Fortress of Girifalco
The Fortress of Girifalco rises at an altitude of 651 m ASML in an area towering above the whole underlying valley named Val di Chiana. This castle was occupied since the Etruscan and Roman times, at the beginning as sacred and defense area, then as control and defense area. We know from some documents that the first fortress was built here in 1258, but Grand Duke Cosimo I wanted the complete restoration of the town walls (1520) and of the Fortress too because it was connected to the walls; therefore in 1556 the renowned engineer and soldier Gabrio Serbelloni, helped by Francesco Laparelli, Bartolomeo Salti and Ludovico Sernini, started the reconstruction works of the Fortress that were completed in 1561. According to the standard requirements applied by Sangallo in the other Medicean Fortresses, the Fortress of Cortona has a trapezoidal base and four corner bastions of different shape to better adapt to the uneven soil: the Southern bastion of Santa Margherita, the Western bastion of Santa Maria Nuova, the Northern bastion of Sant’Egidio (the one that better shows the typical features of a 16th-century bastion, with semi-circular sides and four emplacements for cannons) and the Eastern bastion of San Giusto. Within the bastions there were cannon embrasures, one of which can be visited. The central fortified tower, called keep, can be visited in its entirety; it is accessible from an external walkway (so-called “via cordonata”) or through a modern internal staircase.
At the moment the Fortress is open to the public during the summer, and is becoming an important center for contemporary art as well as a space used for exhibitions or cultural events.
Outside the town walls: Fortress of Pierle
This is an astounding example of castle built up to defend and protect important mountain paths; the castle is located along the road leading to Umbertide in Umbria and from there to the Val Tiberina, the region Marche and the Adriatic Sea.

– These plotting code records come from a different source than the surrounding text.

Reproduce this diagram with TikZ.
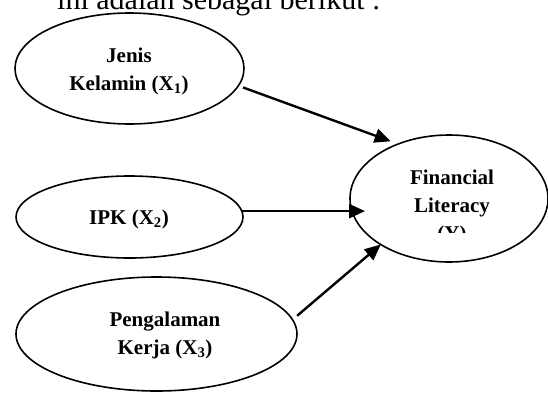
\documentclass[tikz,border=0pt]{standalone}
\usepackage{fontspec}
\setmainfont{Liberation Serif}
\usetikzlibrary{shapes.geometric,arrows.meta}

\begin{document}
\begin{tikzpicture}[x=1pt,y=1pt]
    \tikzstyle{every node}=[font=\fontsize{21}{28}\selectfont\bfseries]
    \tikzstyle{oval}=[draw,ellipse,line width=1.6pt,inner sep=0pt,outer sep=0pt]
    \tikzstyle{caption}=[align=center,inner sep=0pt]
    \tikzstyle{link}=[-{Triangle[length=16pt,width=14pt]},line width=2.4pt]
    \begin{scope}
       \clip (0,0) rectangle (548,392);

       \node[anchor=base west,inner sep=0pt,font=\fontsize{30}{36}\selectfont] (intro) at (57,382) {ini adalah sebagai berikut :};

       \node[oval,minimum width=229pt,minimum height=111pt] (jk) at (129.5,323.5) {};
       \node[caption] (jktext) at (129,321) {Jenis\\Kelamin (X\textsubscript{1})};

       \node[oval,minimum width=227pt,minimum height=82pt] (ipk) at (129.5,175) {};
       \node[caption,anchor=base] (ipktext) at (129,168) {IPK (X\textsubscript{2})};

       \node[oval,minimum width=281pt,minimum height=114pt] (pk) at (156.5,58) {};
       \node[caption] (pktext) at (165,57) {Pengalaman\\Kerja (X\textsubscript{3})};

       \node[oval,minimum width=198pt,minimum height=127pt] (fl) at (449,193.5) {};
       \begin{scope}
           \clip (350,160) rectangle (548,260);
           \node[caption] (fltext) at (452,184.6) {Financial\\Literacy\\(Y)};
       \end{scope}

       \draw[link,shorten <=5pt,shorten >=8pt] (jk.-9) -- (fl.133);
       \draw[link,shorten >=-15pt] (ipk.3) -- (ipk.3 -| fl.west);
       \draw[link,shorten <=6pt] (pk.6) -- (fl.214);

    \end{scope}
\end{tikzpicture}
\end{document}
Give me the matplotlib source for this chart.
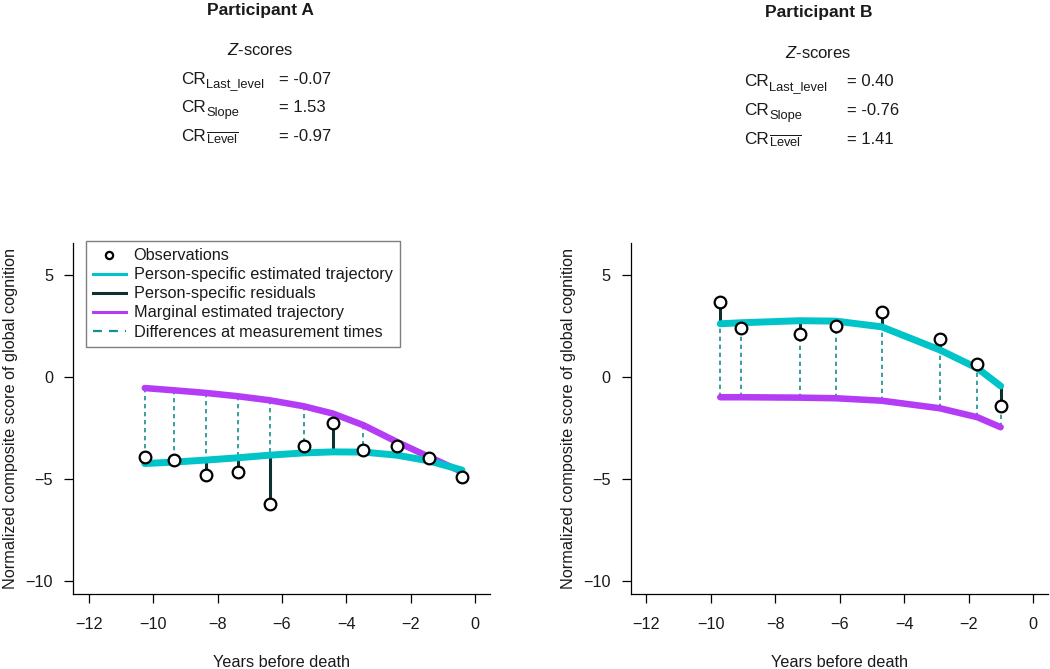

This Fortress was built under the Casali domination towards the end of the 13th century, in a literally breathtaking location. When in 1409 Cortona was conquered by the king of Naples Ladislaus, this castle too was sold to the Florentine Republic together with the town. Four towers (two of which are still in place) rose up over its huge rectangular base.
The hamlet built at the foot of the castle, partly still inhabited, is really interesting to be visited.